Input for this task

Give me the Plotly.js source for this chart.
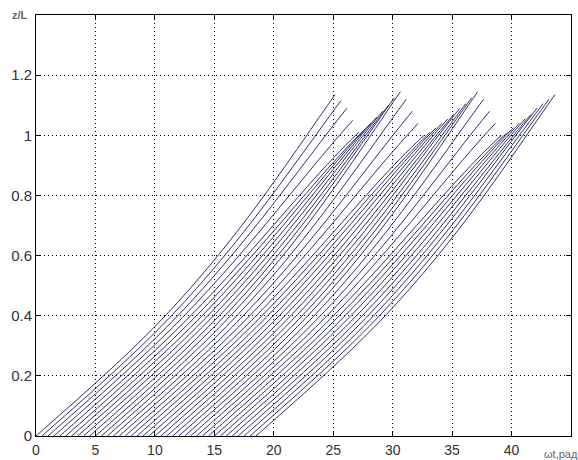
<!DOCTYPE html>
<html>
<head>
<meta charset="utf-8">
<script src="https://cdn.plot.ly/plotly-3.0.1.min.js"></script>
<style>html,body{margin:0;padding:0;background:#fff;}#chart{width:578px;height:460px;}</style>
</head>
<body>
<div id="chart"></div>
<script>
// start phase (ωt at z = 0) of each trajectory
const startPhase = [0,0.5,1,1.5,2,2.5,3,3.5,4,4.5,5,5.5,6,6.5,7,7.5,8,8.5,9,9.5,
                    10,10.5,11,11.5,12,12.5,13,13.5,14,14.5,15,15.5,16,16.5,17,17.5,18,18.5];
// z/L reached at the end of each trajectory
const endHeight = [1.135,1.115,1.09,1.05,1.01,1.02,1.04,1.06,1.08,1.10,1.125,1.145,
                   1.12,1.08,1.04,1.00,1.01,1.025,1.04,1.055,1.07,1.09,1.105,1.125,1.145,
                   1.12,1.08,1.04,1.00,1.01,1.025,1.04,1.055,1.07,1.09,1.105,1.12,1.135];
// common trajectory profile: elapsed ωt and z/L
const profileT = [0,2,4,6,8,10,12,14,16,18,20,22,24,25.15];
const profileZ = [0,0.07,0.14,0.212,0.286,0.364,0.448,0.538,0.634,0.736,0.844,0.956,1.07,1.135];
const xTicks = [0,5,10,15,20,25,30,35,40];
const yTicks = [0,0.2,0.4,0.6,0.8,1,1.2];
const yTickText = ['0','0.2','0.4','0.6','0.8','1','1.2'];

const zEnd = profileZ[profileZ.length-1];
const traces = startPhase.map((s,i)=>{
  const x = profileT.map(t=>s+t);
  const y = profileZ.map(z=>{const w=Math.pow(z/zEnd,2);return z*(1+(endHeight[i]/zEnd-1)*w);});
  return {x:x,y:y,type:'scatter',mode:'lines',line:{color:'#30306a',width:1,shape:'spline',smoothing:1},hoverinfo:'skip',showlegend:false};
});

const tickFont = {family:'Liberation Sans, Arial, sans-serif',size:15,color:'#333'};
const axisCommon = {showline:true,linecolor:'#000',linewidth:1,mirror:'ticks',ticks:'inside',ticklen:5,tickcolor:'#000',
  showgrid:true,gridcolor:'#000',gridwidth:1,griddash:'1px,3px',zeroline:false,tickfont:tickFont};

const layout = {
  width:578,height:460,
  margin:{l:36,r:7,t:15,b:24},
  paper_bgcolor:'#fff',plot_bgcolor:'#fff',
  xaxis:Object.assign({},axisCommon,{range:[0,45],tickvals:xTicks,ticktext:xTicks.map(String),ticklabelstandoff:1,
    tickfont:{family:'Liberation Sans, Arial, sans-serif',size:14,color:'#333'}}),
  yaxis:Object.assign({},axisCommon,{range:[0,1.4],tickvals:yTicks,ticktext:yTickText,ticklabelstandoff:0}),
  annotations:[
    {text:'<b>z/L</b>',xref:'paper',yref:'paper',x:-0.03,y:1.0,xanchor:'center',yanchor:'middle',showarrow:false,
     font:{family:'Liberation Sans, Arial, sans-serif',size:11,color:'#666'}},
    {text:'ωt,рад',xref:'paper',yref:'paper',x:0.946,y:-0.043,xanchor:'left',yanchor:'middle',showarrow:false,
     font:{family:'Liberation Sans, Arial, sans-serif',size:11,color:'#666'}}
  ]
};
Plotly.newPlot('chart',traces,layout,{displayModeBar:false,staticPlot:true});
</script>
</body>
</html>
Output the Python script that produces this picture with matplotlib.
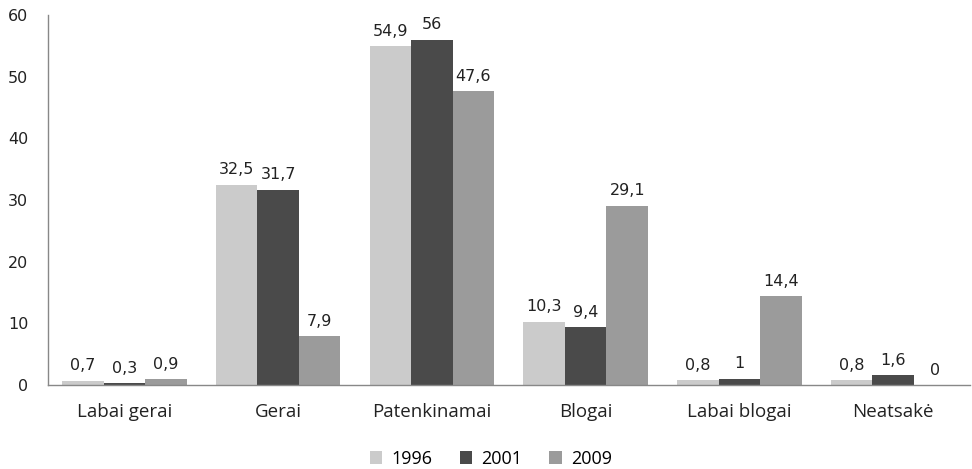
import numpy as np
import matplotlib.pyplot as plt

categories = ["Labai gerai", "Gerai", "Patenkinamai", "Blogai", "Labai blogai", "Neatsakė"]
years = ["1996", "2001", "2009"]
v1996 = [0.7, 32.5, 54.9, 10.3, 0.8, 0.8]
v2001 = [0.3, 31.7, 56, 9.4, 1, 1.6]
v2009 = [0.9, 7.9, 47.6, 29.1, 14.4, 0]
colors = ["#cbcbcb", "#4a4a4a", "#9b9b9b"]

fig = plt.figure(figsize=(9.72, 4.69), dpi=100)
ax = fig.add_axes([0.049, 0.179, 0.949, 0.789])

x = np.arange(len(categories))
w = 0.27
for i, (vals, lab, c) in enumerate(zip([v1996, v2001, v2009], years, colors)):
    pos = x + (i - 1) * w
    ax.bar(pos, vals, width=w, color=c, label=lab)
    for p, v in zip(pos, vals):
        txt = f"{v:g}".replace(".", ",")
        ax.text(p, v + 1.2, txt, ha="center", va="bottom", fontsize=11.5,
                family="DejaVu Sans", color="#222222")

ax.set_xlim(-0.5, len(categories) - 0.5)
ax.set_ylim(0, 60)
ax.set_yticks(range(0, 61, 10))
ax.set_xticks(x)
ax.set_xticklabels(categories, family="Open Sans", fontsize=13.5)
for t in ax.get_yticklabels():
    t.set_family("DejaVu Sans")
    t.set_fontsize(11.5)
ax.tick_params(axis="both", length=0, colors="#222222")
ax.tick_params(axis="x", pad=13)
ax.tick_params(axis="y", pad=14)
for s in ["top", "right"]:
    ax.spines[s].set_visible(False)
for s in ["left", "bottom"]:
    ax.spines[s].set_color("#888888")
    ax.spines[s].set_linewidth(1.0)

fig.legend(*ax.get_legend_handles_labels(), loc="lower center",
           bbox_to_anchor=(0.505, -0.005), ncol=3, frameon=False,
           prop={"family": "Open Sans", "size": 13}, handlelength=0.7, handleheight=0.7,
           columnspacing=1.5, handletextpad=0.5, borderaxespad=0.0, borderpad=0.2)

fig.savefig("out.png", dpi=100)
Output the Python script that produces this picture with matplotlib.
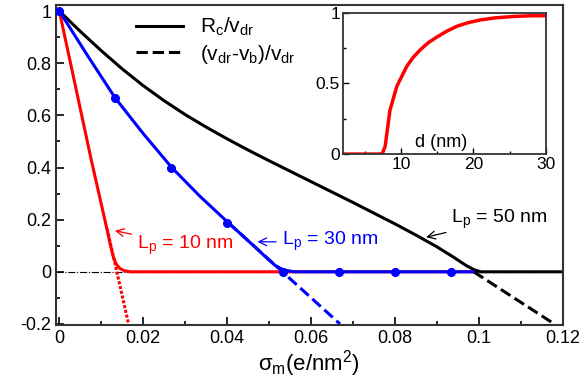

==

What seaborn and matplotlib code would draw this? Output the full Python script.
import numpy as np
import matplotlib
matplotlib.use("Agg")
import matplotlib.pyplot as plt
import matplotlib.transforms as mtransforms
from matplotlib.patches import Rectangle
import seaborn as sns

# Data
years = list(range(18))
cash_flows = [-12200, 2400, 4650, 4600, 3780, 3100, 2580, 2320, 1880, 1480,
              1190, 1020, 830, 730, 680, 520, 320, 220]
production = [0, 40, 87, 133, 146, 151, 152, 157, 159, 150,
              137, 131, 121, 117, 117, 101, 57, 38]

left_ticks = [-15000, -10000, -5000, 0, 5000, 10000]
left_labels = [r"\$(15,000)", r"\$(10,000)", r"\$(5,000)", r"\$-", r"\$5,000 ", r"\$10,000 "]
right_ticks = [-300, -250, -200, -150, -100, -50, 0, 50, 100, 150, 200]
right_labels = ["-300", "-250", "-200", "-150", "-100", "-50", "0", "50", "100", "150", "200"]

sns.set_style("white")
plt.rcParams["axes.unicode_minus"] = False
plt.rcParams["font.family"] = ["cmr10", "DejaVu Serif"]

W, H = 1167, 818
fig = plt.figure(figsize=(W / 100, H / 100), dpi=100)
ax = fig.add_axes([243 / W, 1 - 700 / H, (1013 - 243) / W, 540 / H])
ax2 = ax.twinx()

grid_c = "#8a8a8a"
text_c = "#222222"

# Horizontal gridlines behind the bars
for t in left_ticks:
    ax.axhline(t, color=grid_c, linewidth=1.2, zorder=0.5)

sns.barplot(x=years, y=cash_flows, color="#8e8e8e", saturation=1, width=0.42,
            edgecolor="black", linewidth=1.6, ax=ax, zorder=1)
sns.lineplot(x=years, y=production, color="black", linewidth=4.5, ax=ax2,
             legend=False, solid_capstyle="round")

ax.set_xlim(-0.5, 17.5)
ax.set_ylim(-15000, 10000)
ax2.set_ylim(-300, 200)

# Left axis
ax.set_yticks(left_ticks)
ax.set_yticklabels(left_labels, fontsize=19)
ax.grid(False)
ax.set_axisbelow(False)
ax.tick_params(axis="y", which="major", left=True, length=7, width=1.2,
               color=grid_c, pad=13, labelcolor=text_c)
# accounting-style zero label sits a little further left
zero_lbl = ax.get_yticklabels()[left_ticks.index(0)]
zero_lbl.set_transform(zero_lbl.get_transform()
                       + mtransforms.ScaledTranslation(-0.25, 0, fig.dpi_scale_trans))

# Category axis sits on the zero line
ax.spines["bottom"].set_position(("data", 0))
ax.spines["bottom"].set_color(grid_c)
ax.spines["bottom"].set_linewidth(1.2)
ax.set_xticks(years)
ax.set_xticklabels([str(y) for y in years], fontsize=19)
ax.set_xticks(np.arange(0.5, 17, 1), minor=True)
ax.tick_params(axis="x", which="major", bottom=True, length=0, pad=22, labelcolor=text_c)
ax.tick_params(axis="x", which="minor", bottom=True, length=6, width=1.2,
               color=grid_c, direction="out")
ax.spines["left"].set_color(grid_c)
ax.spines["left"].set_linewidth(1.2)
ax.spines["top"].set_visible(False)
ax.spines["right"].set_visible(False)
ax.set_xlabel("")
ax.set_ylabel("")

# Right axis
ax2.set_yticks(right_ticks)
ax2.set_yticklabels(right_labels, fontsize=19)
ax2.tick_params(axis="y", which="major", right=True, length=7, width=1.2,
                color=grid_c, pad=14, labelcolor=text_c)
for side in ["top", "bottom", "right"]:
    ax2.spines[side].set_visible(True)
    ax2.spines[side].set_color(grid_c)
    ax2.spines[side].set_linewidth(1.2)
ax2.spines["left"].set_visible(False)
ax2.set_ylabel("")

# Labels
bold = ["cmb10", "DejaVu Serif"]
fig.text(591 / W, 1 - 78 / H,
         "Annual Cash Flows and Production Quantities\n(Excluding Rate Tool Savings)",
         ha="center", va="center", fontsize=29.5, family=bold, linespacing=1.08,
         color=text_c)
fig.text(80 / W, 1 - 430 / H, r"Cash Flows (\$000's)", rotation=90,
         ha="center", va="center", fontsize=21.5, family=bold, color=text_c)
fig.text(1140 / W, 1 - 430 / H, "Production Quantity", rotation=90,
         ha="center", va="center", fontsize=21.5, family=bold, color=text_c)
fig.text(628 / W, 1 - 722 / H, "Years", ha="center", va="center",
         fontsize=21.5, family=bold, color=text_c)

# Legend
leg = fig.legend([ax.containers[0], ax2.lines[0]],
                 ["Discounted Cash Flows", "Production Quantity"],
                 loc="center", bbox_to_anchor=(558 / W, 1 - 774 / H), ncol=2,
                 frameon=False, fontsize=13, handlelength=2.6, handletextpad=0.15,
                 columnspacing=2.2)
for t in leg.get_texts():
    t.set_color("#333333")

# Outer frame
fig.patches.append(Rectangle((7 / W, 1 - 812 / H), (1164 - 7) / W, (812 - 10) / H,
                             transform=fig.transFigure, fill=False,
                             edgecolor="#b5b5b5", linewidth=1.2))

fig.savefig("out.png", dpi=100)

==

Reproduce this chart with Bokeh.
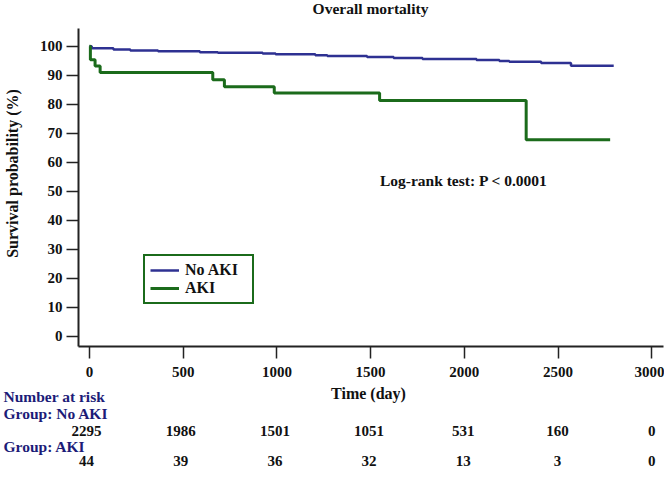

Exercise requirements
Go through the listing above and return every line where the word "matplotlib" occurs.

Exercise output
Output the Python script that produces this picture with matplotlib.
import matplotlib.pyplot as plt
Output the Python script that produces this picture with matplotlib.
What seaborn and matplotlib code would draw this? Output the full Python script.
import matplotlib
matplotlib.use("Agg")
import matplotlib.pyplot as plt
import matplotlib.transforms as mtransforms
from matplotlib.patches import Rectangle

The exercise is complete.